Task directions – Word for word, transcribe the lines below and drop the pictures.

────────────────────

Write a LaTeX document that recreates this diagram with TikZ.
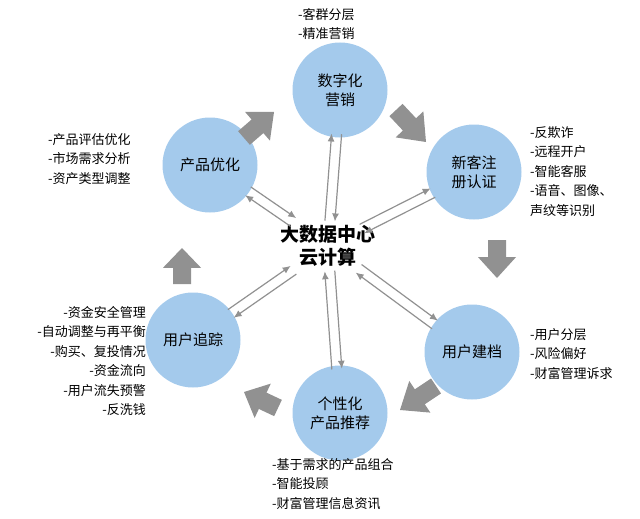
\documentclass[tikz,border=0pt]{standalone}
\usepackage{fontspec}
\setmainfont{Noto Sans CJK SC}
\usetikzlibrary{arrows.meta,calc}
\tikzset{
  stage/.style={circle,fill=circ,minimum size=95pt,inner sep=0pt,align=center,font=\fontsize{15}{19}\selectfont},
  note/.style={align=left,font=\fontsize{13}{19.5}\selectfont,inner sep=0pt},
  link/.style={draw=arrowgray,line width=1.2pt,-{Latex[length=8pt,width=7pt]}}
}
\definecolor{circ}{RGB}{164,202,236}
\definecolor{arrowgray}{RGB}{145,145,145}
\newcommand\blockarrow[2]{%
  \coordinate (bs) at #1; \coordinate (be) at #2;
  \coordinate (bm) at ($(bs)!0.45!(be)$);
  \fill[arrowgray] ($(bs)!9pt!90:(be)$) -- ($(bm)!9pt!90:(be)$) -- ($(bm)!19pt!90:(be)$)
    -- (be) -- ($(bm)!19pt!-90:(be)$) -- ($(bm)!9pt!-90:(be)$) -- ($(bs)!9pt!-90:(be)$) -- cycle;}
\begin{document}
\begin{tikzpicture}[x=1pt,y=-1pt]
\useasboundingbox (0,0) rectangle (640,519);
\node[stage] (mkt) at (340,90) {数字化\\营销};
\node[stage] (reg) at (474,172) {新客注\\册认证};
\node[stage] (pro) at (472,352) {用户建档};
\node[stage] (rec) at (340,413) {个性化\\产品推荐};
\node[stage] (trk) at (193,340) {用户追踪};
\node[stage] (opt) at (210,165) {产品优化};
\node[font=\fontsize{19}{23}\selectfont\bfseries,align=center] (ctr) at (328,246) {大数据中心\\云计算};
% big arrows
\blockarrow{(244,138)}{(274,112)}
\blockarrow{(396,110)}{(426,142)}
\blockarrow{(497,240)}{(497,278)}
\blockarrow{(436,386)}{(400,410)}
\blockarrow{(278,408)}{(244,392)}
\blockarrow{(182,284)}{(182,248)}
% links
\foreach \c/\a/\b in {mkt/44/25, reg/46/38, pro/46/38, rec/44/25, trk/46/42, opt/46/42}{
  \draw[link,shorten <=\a pt,shorten >=\b pt] ($(\c)!5pt!90:(ctr)$) -- ($(ctr)!5pt!-90:(\c)$);
  \draw[link,shorten <=\b pt,shorten >=\a pt] ($(ctr)!5pt!90:(\c)$) -- ($(\c)!5pt!-90:(ctr)$);
}
% notes
\node[note,anchor=north west] (nmkt) at (298,8) {-客群分层\\-精准营销};
\node[note,anchor=north west] (nreg) at (530,126) {-反欺诈\\-远程开户\\-智能客服\\-语音、图像、\\声纹等识别};
\node[note,anchor=north west] (npro) at (530,328) {-用户分层\\-风险偏好\\-财富管理诉求};
\node[note,anchor=north west] (nrec) at (272,458) {-基于需求的产品组合\\-智能投顾\\-财富管理信息资讯};
\node[note,anchor=north east,align=right] (ntrk) at (146,306) {-资金安全管理\\-自动调整与再平衡\\-购买、复投情况\\-资金流向\\-用户流失预警\\-反洗钱};
\node[note,anchor=north west] (nopt) at (48,133) {-产品评估优化\\-市场需求分析\\-资产类型调整};
\end{tikzpicture}
\end{document}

────────────────────

Response –
Write a LaTeX document that recreates this diagram with TikZ.
\documentclass[tikz,border=0pt]{standalone}
\usepackage{fontspec}
\setmainfont{Noto Sans CJK SC}
\usetikzlibrary{arrows.meta,calc}
\tikzset{
  stage/.style={circle,fill=circ,minimum size=95pt,inner sep=0pt,align=center,font=\fontsize{15}{19}\selectfont},
  note/.style={align=left,font=\fontsize{13}{19.5}\selectfont,inner sep=0pt},
  link/.style={draw=arrowgray,line width=1.2pt,-{Latex[length=8pt,width=7pt]}}
}
\definecolor{circ}{RGB}{164,202,236}
\definecolor{arrowgray}{RGB}{145,145,145}
\newcommand\blockarrow[2]{%
  \coordinate (bs) at #1; \coordinate (be) at #2;
  \coordinate (bm) at ($(bs)!0.45!(be)$);
  \fill[arrowgray] ($(bs)!9pt!90:(be)$) -- ($(bm)!9pt!90:(be)$) -- ($(bm)!19pt!90:(be)$)
    -- (be) -- ($(bm)!19pt!-90:(be)$) -- ($(bm)!9pt!-90:(be)$) -- ($(bs)!9pt!-90:(be)$) -- cycle;}
\begin{document}
\begin{tikzpicture}[x=1pt,y=-1pt]
\useasboundingbox (0,0) rectangle (640,519);
\node[stage] (mkt) at (340,90) {数字化\\营销};
\node[stage] (reg) at (474,172) {新客注\\册认证};
\node[stage] (pro) at (472,352) {用户建档};
\node[stage] (rec) at (340,413) {个性化\\产品推荐};
\node[stage] (trk) at (193,340) {用户追踪};
\node[stage] (opt) at (210,165) {产品优化};
\node[font=\fontsize{19}{23}\selectfont\bfseries,align=center] (ctr) at (328,246) {大数据中心\\云计算};
% big arrows
\blockarrow{(244,138)}{(274,112)}
\blockarrow{(396,110)}{(426,142)}
\blockarrow{(497,240)}{(497,278)}
\blockarrow{(436,386)}{(400,410)}
\blockarrow{(278,408)}{(244,392)}
\blockarrow{(182,284)}{(182,248)}
% links
\foreach \c/\a/\b in {mkt/44/25, reg/46/38, pro/46/38, rec/44/25, trk/46/42, opt/46/42}{
  \draw[link,shorten <=\a pt,shorten >=\b pt] ($(\c)!5pt!90:(ctr)$) -- ($(ctr)!5pt!-90:(\c)$);
  \draw[link,shorten <=\b pt,shorten >=\a pt] ($(ctr)!5pt!90:(\c)$) -- ($(\c)!5pt!-90:(ctr)$);
}
% notes
\node[note,anchor=north west] (nmkt) at (298,8) {-客群分层\\-精准营销};
\node[note,anchor=north west] (nreg) at (530,126) {-反欺诈\\-远程开户\\-智能客服\\-语音、图像、\\声纹等识别};
\node[note,anchor=north west] (npro) at (530,328) {-用户分层\\-风险偏好\\-财富管理诉求};
\node[note,anchor=north west] (nrec) at (272,458) {-基于需求的产品组合\\-智能投顾\\-财富管理信息资讯};
\node[note,anchor=north east,align=right] (ntrk) at (146,306) {-资金安全管理\\-自动调整与再平衡\\-购买、复投情况\\-资金流向\\-用户流失预警\\-反洗钱};
\node[note,anchor=north west] (nopt) at (48,133) {-产品评估优化\\-市场需求分析\\-资产类型调整};
\end{tikzpicture}
\end{document}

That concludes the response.